* _Work required_:
Produce an exact transcription of the listing below, omitting the pictures.

──────────

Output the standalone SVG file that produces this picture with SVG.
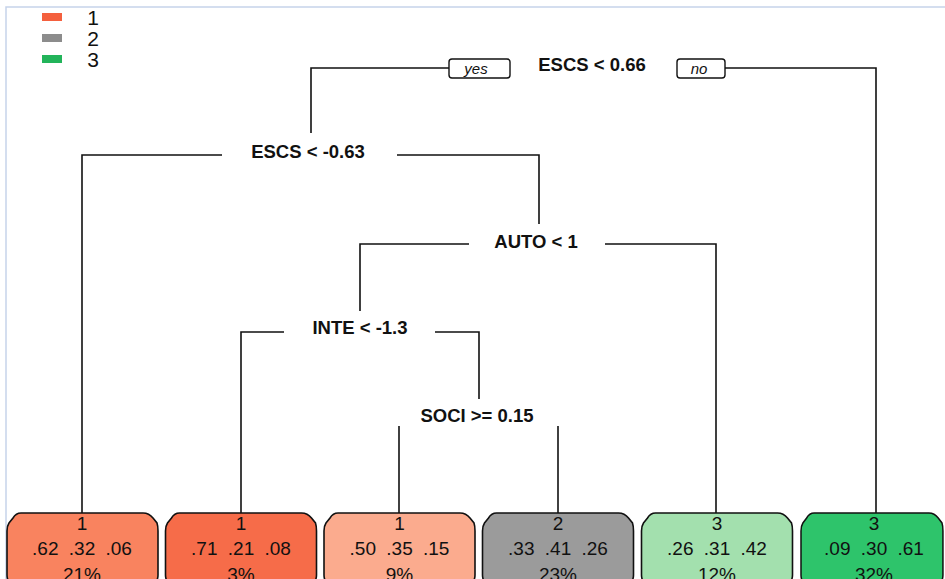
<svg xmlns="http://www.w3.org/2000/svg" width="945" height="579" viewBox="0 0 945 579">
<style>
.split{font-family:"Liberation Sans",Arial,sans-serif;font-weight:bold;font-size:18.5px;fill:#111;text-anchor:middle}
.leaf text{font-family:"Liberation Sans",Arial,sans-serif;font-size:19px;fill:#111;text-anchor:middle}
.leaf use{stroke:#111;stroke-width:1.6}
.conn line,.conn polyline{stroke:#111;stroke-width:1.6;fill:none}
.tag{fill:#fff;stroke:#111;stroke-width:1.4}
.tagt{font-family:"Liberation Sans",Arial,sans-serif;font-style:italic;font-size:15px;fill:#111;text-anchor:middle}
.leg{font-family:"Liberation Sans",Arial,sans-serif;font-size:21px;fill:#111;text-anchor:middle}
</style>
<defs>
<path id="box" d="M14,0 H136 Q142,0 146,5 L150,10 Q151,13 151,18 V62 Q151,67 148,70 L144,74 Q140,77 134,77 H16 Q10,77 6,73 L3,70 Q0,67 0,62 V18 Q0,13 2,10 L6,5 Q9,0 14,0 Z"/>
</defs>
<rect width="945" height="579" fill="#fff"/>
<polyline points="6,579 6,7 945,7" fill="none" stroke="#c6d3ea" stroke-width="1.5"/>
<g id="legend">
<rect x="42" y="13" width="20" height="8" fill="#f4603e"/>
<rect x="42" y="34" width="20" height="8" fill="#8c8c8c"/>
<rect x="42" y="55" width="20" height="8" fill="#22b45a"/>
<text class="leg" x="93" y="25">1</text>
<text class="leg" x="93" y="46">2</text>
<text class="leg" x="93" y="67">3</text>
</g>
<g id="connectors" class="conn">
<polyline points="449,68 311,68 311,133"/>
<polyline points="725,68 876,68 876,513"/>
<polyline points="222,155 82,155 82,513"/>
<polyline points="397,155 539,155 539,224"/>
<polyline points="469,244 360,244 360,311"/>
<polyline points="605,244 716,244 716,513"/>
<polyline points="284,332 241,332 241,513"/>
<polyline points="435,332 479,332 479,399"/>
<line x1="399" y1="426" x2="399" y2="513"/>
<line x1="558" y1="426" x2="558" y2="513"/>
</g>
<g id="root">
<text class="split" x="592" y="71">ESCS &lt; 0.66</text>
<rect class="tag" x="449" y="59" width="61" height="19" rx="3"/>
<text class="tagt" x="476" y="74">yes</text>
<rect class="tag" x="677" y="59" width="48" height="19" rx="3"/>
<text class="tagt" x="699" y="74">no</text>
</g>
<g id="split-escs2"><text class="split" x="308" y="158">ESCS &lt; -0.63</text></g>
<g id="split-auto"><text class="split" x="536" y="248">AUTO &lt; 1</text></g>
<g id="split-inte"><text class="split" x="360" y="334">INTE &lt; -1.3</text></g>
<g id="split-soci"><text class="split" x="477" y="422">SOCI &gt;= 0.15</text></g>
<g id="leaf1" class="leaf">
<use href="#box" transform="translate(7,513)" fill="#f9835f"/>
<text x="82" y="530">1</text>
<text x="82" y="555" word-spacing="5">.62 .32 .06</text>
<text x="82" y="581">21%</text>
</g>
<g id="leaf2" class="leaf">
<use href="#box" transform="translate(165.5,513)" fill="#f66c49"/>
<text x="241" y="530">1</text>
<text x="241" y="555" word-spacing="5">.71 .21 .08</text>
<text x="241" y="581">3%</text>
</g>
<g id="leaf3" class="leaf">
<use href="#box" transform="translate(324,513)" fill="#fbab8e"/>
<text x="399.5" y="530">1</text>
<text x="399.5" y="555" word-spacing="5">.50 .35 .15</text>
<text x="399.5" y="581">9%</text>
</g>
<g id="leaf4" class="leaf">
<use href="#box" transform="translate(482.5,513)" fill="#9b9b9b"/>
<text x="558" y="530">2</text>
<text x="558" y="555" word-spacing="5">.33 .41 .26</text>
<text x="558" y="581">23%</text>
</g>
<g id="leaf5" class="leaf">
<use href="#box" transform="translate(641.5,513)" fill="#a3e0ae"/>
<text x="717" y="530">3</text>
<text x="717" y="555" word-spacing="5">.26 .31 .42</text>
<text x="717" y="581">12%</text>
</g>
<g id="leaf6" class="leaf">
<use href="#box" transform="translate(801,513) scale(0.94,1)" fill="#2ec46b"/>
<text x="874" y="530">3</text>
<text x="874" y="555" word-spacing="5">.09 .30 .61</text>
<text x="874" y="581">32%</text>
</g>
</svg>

──────────

* _Reply_:
Output the standalone SVG file that produces this picture with SVG.
<svg xmlns="http://www.w3.org/2000/svg" width="945" height="579" viewBox="0 0 945 579">
<style>
.split{font-family:"Liberation Sans",Arial,sans-serif;font-weight:bold;font-size:18.5px;fill:#111;text-anchor:middle}
.leaf text{font-family:"Liberation Sans",Arial,sans-serif;font-size:19px;fill:#111;text-anchor:middle}
.leaf use{stroke:#111;stroke-width:1.6}
.conn line,.conn polyline{stroke:#111;stroke-width:1.6;fill:none}
.tag{fill:#fff;stroke:#111;stroke-width:1.4}
.tagt{font-family:"Liberation Sans",Arial,sans-serif;font-style:italic;font-size:15px;fill:#111;text-anchor:middle}
.leg{font-family:"Liberation Sans",Arial,sans-serif;font-size:21px;fill:#111;text-anchor:middle}
</style>
<defs>
<path id="box" d="M14,0 H136 Q142,0 146,5 L150,10 Q151,13 151,18 V62 Q151,67 148,70 L144,74 Q140,77 134,77 H16 Q10,77 6,73 L3,70 Q0,67 0,62 V18 Q0,13 2,10 L6,5 Q9,0 14,0 Z"/>
</defs>
<rect width="945" height="579" fill="#fff"/>
<polyline points="6,579 6,7 945,7" fill="none" stroke="#c6d3ea" stroke-width="1.5"/>
<g id="legend">
<rect x="42" y="13" width="20" height="8" fill="#f4603e"/>
<rect x="42" y="34" width="20" height="8" fill="#8c8c8c"/>
<rect x="42" y="55" width="20" height="8" fill="#22b45a"/>
<text class="leg" x="93" y="25">1</text>
<text class="leg" x="93" y="46">2</text>
<text class="leg" x="93" y="67">3</text>
</g>
<g id="connectors" class="conn">
<polyline points="449,68 311,68 311,133"/>
<polyline points="725,68 876,68 876,513"/>
<polyline points="222,155 82,155 82,513"/>
<polyline points="397,155 539,155 539,224"/>
<polyline points="469,244 360,244 360,311"/>
<polyline points="605,244 716,244 716,513"/>
<polyline points="284,332 241,332 241,513"/>
<polyline points="435,332 479,332 479,399"/>
<line x1="399" y1="426" x2="399" y2="513"/>
<line x1="558" y1="426" x2="558" y2="513"/>
</g>
<g id="root">
<text class="split" x="592" y="71">ESCS &lt; 0.66</text>
<rect class="tag" x="449" y="59" width="61" height="19" rx="3"/>
<text class="tagt" x="476" y="74">yes</text>
<rect class="tag" x="677" y="59" width="48" height="19" rx="3"/>
<text class="tagt" x="699" y="74">no</text>
</g>
<g id="split-escs2"><text class="split" x="308" y="158">ESCS &lt; -0.63</text></g>
<g id="split-auto"><text class="split" x="536" y="248">AUTO &lt; 1</text></g>
<g id="split-inte"><text class="split" x="360" y="334">INTE &lt; -1.3</text></g>
<g id="split-soci"><text class="split" x="477" y="422">SOCI &gt;= 0.15</text></g>
<g id="leaf1" class="leaf">
<use href="#box" transform="translate(7,513)" fill="#f9835f"/>
<text x="82" y="530">1</text>
<text x="82" y="555" word-spacing="5">.62 .32 .06</text>
<text x="82" y="581">21%</text>
</g>
<g id="leaf2" class="leaf">
<use href="#box" transform="translate(165.5,513)" fill="#f66c49"/>
<text x="241" y="530">1</text>
<text x="241" y="555" word-spacing="5">.71 .21 .08</text>
<text x="241" y="581">3%</text>
</g>
<g id="leaf3" class="leaf">
<use href="#box" transform="translate(324,513)" fill="#fbab8e"/>
<text x="399.5" y="530">1</text>
<text x="399.5" y="555" word-spacing="5">.50 .35 .15</text>
<text x="399.5" y="581">9%</text>
</g>
<g id="leaf4" class="leaf">
<use href="#box" transform="translate(482.5,513)" fill="#9b9b9b"/>
<text x="558" y="530">2</text>
<text x="558" y="555" word-spacing="5">.33 .41 .26</text>
<text x="558" y="581">23%</text>
</g>
<g id="leaf5" class="leaf">
<use href="#box" transform="translate(641.5,513)" fill="#a3e0ae"/>
<text x="717" y="530">3</text>
<text x="717" y="555" word-spacing="5">.26 .31 .42</text>
<text x="717" y="581">12%</text>
</g>
<g id="leaf6" class="leaf">
<use href="#box" transform="translate(801,513) scale(0.94,1)" fill="#2ec46b"/>
<text x="874" y="530">3</text>
<text x="874" y="555" word-spacing="5">.09 .30 .61</text>
<text x="874" y="581">32%</text>
</g>
</svg>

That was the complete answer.